Оставшиеся в тени - Страница 4

Изменить размер шрифта:

Александра Леонтьевна не могла не сознавать истинных масштабов своего творчества. И с тем большей настойчивостью, рано заметив одаренность сына, она принялась терпеливо и бережно пестовать в нем писателя. Под ее прямым влиянием, рассказывает Ю. Оклянский, десятилетний мальчик корпел над своими первыми сочинениями; она, по сути, была первой, кто разглядел в «беспомощных виршах» юноши проблески настоящей художественности, и она же, отмечает Ю. Оклянский, «с поражающей нас теперь прозорливостью… писала… А. А. Бострому: «…Я очень осторожно стараюсь обращаться с его творчеством, ничего не говорю, как делать, а только критикую или одобряю. Увидишь, его творчество будет сильнее моего, и мне со временем придется перед ним преклоняться, что я и сделаю с великой радостью!» Но это ее наверняка сокровенное и страстное желание нисколько не умаляло требовательности Александры Леонтьевны, ее строго-взыскательного отношения ко всему, что выходило из-под пера сына. Она всегда была самым горячим его доброжелателем — и самым нелицеприятным судией.

Из тени, отброшенной крупной фигурой Алексея Николаевича Толстого, «Шумное захолустье» выводит на свет писательницу куда менее значительного дарования, ныне совершенно или почти совершенно забытую — Александру Леонтьевну Бостром. Мы познакомились с ее жизнью и творчеством, с тем неоспоримым влиянием, которое — и в идейном, и в художественном плане — она оказала на своего сына. И вправе ли мы теперь утверждать, что большая река без следа вобрала в себя поток?

Несомненно одно: в добровольном служении Александры Леонтьевны, в ее отношении к литературным занятиям сына все озарено радостью, все совершается в высшей степени естественно и гармонично. Птенец вылетел из гнезда и поднялся высоко — и более всех счастлива этим мать.
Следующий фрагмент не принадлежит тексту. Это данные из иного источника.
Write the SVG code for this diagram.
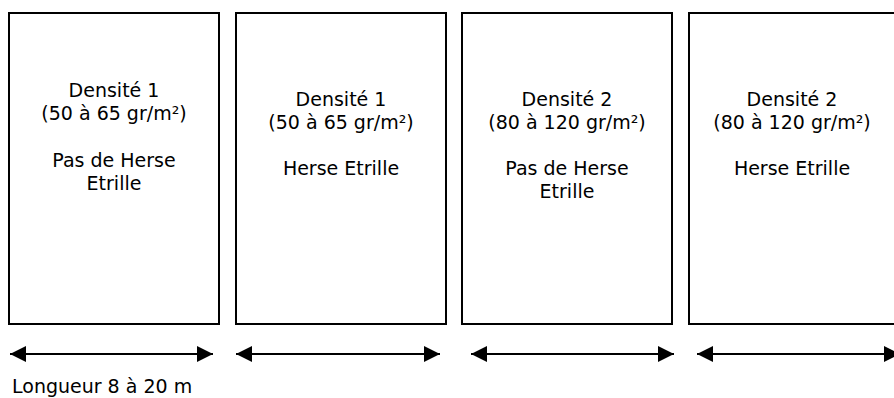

Завершенность и полнота жизни Александры Леонтьевны Бостром (несмотря на то что она умерла всего пятидесяти одного года от роду) становится особенно очевидна в сравнении с какой-то мучительной недосказанностью жизни Маргарет Штеффин. Ю. Оклянский тактично и осторожно касается главной тайны этой судьбы и без крайней надобности не произносит слова, без которого какое бы то ни было объяснение отношений Маргарет Штеффин и Брехта выглядело бы недостаточным. Тайна и отправная точка заключены в слове «любовь»; Штеффин любила Брехта, и ее верное, буквально до гробовой доски литературное служение ему, ее война за Брехта, ее пропаганда Брехта, ее бескорыстное участие в его романах, пьесах и переводах явились, надо полагать, во многом лишь средством выражения ее любви. «Когда оказалось, — пишет Ю. Оклянский, — что обстоятельства не дают возможности связать свою судьбу с любимым человеком, она с тем большим рвением и беззаветностью погрузилась в работу, которая их объединяла, — в служение антифашистскому революционному искусству».

Она любила Брехта; но вот что важно: это ее сильное, стойкое, искреннее чувство родилось, выросло и окрепло на фоне другой всепоглощающей, может быть, даже отчасти фанатической страсти — беззаветной преданности мировой революции и безусловной веры в ее грядущее торжество. Всю силу своей мучительной любви к Брехту она перенесла в любовь к революции, и, став его солдатом, она еще больше ощутила себя солдатом революции. Нам сейчас может показаться странным, как бы искусственным, и, так сказать, вполне головным подобное совмещение в одном женском сердце сокровенно-личного со столь необозримо-социальным. Тем не менее, здесь нет ровным счетом никакого преувеличения, никакой натяжки и позы — для людей той эпохи это естественно, а для пылкой, романтической, со склонностью к самопожертвованию женщины — тем более.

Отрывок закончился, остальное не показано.